Julia Donaldson, James Robertson (trans.) - Room on the Broom in Scots
An already engaging and exciting story becomes even more theatrical when ‘performed’ in a new language
As such, it’s a formula you don’t want to mess with without due care and attention. Having sensitively tackled two previous Donaldson works (The Gruffalo and The Gruffalo’s Child) James Robertson has taken on the even bigger challenge of translating Room on the Broom into Scots.
Fans of the original will know that a fair bit happens to the book’s broomstick-flying heroine, as she travels through the sky, picks up a gaggle of cute hitchhikers, then narrowly avoids becoming a dragon’s dinner. Robertson, therefore, had his work cut out for him.

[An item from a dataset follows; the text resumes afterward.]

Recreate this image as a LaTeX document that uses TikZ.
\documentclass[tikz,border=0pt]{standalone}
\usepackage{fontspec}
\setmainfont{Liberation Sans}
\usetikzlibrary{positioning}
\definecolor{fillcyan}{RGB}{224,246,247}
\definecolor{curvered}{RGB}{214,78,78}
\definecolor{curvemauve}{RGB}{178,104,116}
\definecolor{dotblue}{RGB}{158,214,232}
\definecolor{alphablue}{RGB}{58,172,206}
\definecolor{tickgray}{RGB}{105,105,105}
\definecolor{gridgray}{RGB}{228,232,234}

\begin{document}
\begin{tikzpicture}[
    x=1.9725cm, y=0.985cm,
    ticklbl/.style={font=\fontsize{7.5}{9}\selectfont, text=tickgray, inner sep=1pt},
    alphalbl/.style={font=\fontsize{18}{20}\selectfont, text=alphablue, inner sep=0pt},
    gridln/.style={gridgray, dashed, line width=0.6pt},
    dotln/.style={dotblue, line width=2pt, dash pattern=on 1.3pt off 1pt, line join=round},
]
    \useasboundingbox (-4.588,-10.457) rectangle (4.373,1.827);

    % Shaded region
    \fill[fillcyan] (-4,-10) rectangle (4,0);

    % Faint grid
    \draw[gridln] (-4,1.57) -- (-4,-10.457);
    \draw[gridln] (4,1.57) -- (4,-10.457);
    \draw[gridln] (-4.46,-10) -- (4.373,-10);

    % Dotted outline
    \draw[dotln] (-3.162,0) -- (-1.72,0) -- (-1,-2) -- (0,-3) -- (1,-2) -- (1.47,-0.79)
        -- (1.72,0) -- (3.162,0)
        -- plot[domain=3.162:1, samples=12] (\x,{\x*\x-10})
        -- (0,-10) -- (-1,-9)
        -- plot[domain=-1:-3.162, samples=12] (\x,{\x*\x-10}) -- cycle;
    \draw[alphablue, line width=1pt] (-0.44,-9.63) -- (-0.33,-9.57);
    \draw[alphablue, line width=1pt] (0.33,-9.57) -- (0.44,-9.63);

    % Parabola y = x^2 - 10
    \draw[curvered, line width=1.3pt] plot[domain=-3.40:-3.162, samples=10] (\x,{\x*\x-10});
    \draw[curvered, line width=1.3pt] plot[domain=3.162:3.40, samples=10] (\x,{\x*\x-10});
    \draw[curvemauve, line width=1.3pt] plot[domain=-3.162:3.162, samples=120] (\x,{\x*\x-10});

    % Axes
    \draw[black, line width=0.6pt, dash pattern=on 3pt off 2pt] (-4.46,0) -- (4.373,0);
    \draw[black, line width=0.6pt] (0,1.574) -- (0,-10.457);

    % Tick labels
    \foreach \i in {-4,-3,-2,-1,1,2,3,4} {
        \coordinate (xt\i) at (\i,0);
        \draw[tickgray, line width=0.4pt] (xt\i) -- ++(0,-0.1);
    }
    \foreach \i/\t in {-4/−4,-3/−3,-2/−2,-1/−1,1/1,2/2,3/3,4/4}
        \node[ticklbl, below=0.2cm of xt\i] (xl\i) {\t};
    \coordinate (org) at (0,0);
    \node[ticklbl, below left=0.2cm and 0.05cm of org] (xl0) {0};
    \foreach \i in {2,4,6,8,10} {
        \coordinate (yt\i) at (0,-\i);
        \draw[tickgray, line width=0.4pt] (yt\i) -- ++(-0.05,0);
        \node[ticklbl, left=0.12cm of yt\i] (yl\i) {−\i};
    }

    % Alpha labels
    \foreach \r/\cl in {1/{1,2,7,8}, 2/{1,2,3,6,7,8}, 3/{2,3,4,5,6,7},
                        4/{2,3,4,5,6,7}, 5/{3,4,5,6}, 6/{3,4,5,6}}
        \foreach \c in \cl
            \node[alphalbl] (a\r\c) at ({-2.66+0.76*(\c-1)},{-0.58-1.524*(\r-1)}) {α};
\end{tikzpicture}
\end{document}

The illustrations are exactly as they were, the story itself remains unchanged – and some of the translation is plainly obvious to all (rather than enquire if the witch has ‘room on the broom for a dog like me?’, the playful canine now asks ‘is there room on the broom for a dug like masel?’).
But there are some real challenges here for little ones, and the majority of parents. Words such as ‘breenged’, ‘bricht’, ‘pechin’, ‘sheuch’ and ‘reenged’ will throw many readers – but how wonderful to discover the Scots language through such a well-known and well-loved medium?
Once again, getting your tongue around the words at storytime might prove a stretch at first, but this already engaging and exciting story becomes even more theatrical when ‘performed’ in a new language.